This post summarizes a published criminal law case released by the Fourth Circuit Court of Appeals during December 2023. Cases of potential interest to state practitioners are summarized monthly. Previous summaries of Fourth Circuit cases are available here.
Petitioner was entitled to discovery and an evidentiary hearing on officer misconduct when substantial evidence of corruption came to light after his conviction
U.S. v. Paylor, 88 F.4th 553 (Dec. 15, 2023). The defendant was charged with possession of firearm by felon in the District of Maryland. The defendant claimed that the officers planted the gun and stole money from his home during the arrest. He requested discovery relating to other misconduct allegations against one detective involved in his case. The government produced more than 30 internal affairs files relating to the detective, but the trial court only released four and a half of the files to defense counsel. The defense attorney did not think that information was sufficient to undercut the detective’s testimony and ultimately recommended that the defendant enter a guilty plea to the firearm offense. The defendant could have received 120 months for that crime. He was facing an additional 15 years for the revocation of a state suspended sentence. The parties eventually settled on a plea bargain where the state case would be resolved with a time served disposition and the defendant would receive a 60-month sentence for the federal crime. During the plea colloquy, the defendant acknowledged his guilt.
Approximately two years later, the detective involved in the defendant’s case was indicted for racketeering, robbery, extortion, and a number of other crimes in federal court as a part of the federal investigation into members of the now-infamous Baltimore Gun Trace Task Force. The defendant was interviewed by the government as a part of its investigation, and he ultimately testified before the grand jury about the detective planting the gun on him. This led to a new indictment against the detective. The detective was later found guilty of various offenses and sentenced to 18 years in prison. The defendant sought habeas relief, arguing his plea was not voluntary and that it should be withdrawn. The government offered a sentence reduction in recognition of the defendant’s help in its prosecution of the detective but opposed his motion to withdraw the plea. The district court found that there was evidence only of one incident of misbehavior by the detective prior to the defendant’s alleged date of offense. It denied the petition without allowing discovery or an evidentiary hearing. The defendant appealed.
Under U.S. v. Fisher, 711 F.3d 460 (4th Cir. 2013), a guilty plea may be considered involuntary, despite the defendant having full knowledge of the consequences of his plea, when he can demonstrate “egregious” misconduct by the government having a material impact on the decision to plead guilty. While a defendant’s mistake about the strength of the government’s case or other strategic missteps are not enough on their own, when government misconduct “strikes at the integrity of the prosecution as a whole,” the plea may be deemed involuntary and therefore invalid. Id. at 466. The defendant need only show that, but for the misconduct, there was a reasonable probability that he would have rejected the plea bargain.

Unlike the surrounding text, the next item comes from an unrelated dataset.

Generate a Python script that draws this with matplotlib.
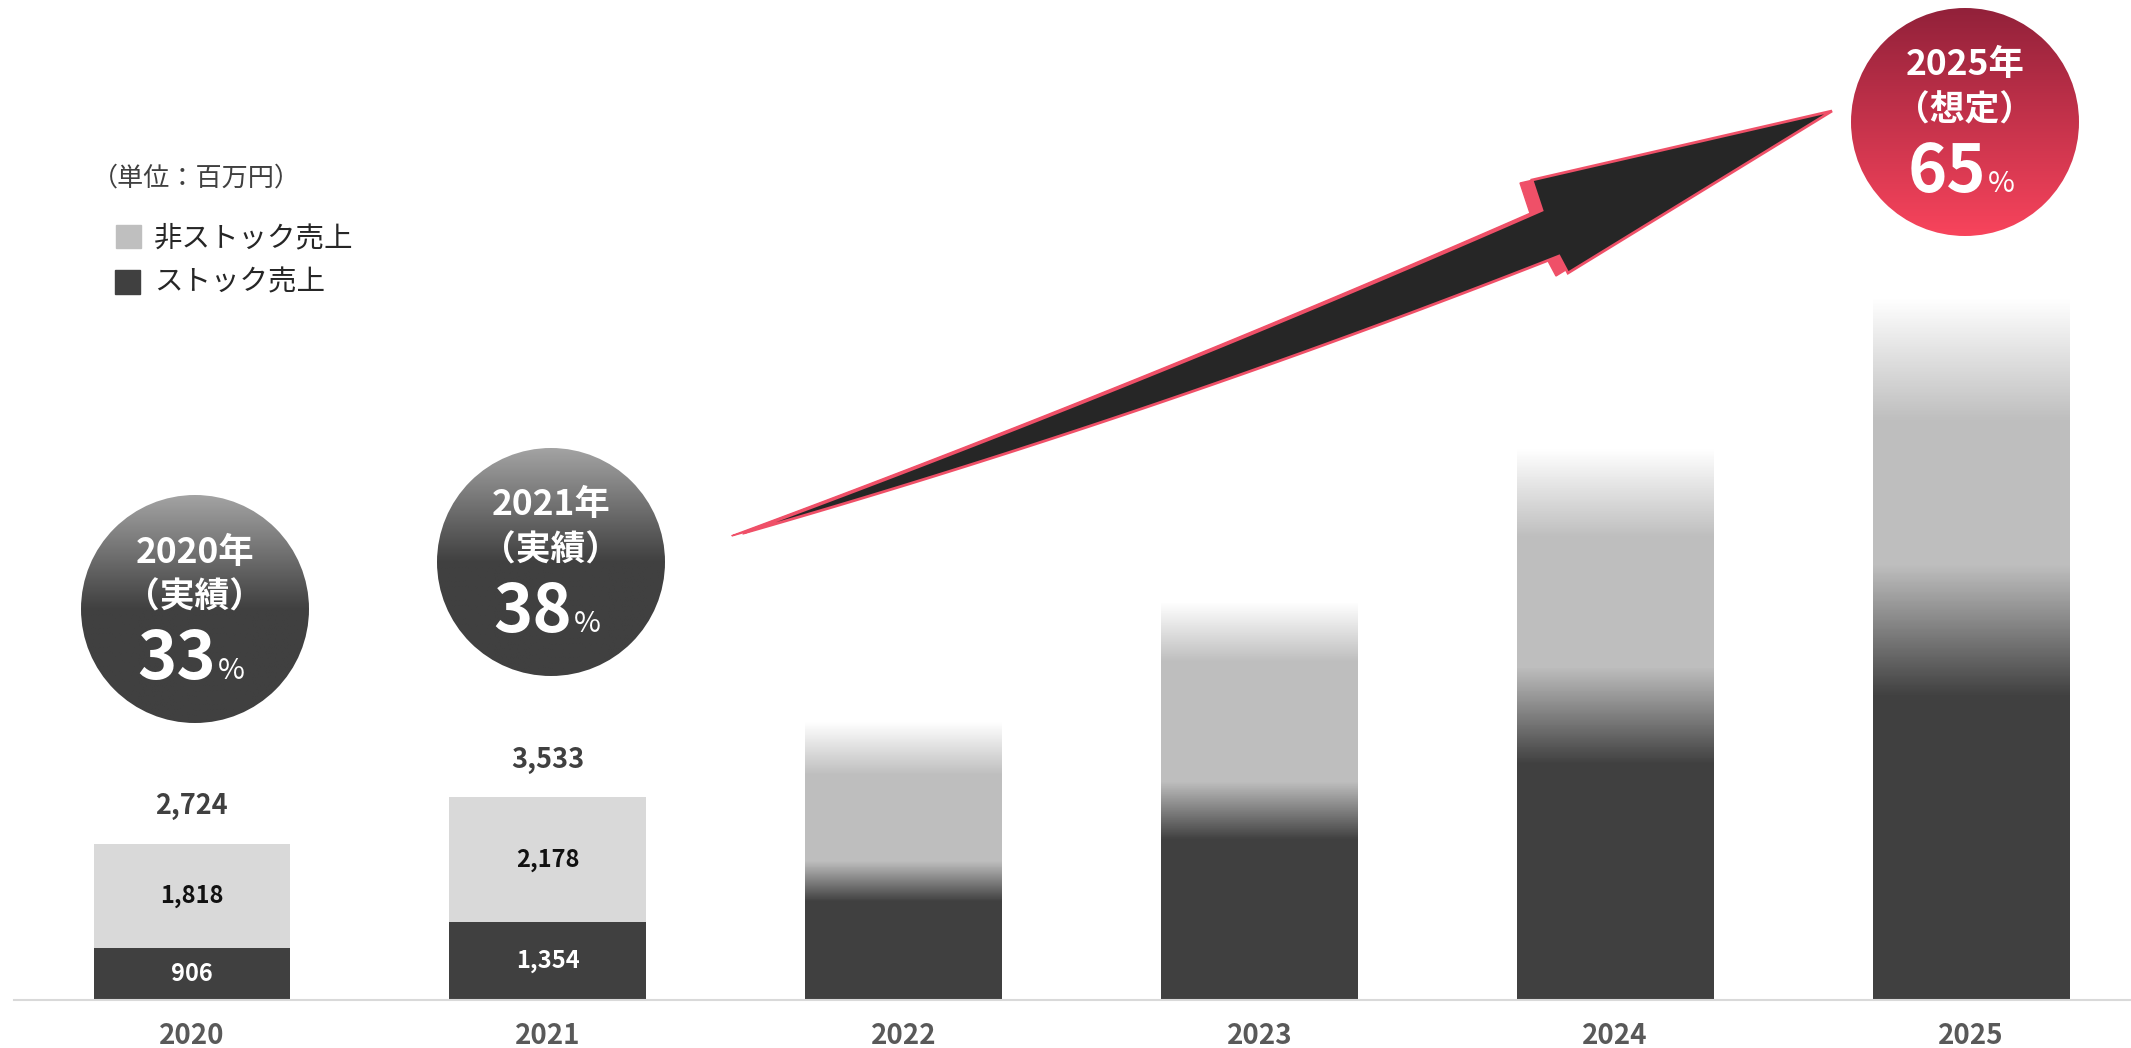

Here, the government sought to have it both ways—that the defendant possessed the firearm underlying his conviction, and that the defendant truthfully testified to the grand jury that the detective had planted the weapon on him. According to the court: “The Government’s two-faced positions and contrary statements before the court are clearly at odds with the notion of justice.” Paylor, Slip op. at 18. There was in fact record evidence showing that the detective had indeed been involved in a similar robbery before the date of the offense leading to the defendant’s conviction. While that case standing alone could not support the withdrawal of the guilty plea, the government acknowledged that the detective’s misconduct affected almost 1,700 convictions. “This is strong evidence that [the detective’s] crime spree pre-dated his alleged misconduct against [the defendant].” Id. at 23. Given that the defendant was initially only provided a very limited number of complaints against the detective, he was entitled to discovery and an evidentiary hearing on that point, given the magnitude of corruption by the detective that had since come to light.
The district court’s denial of the petition was therefore unanimously vacated, and the matter remanded for those additional proceedings.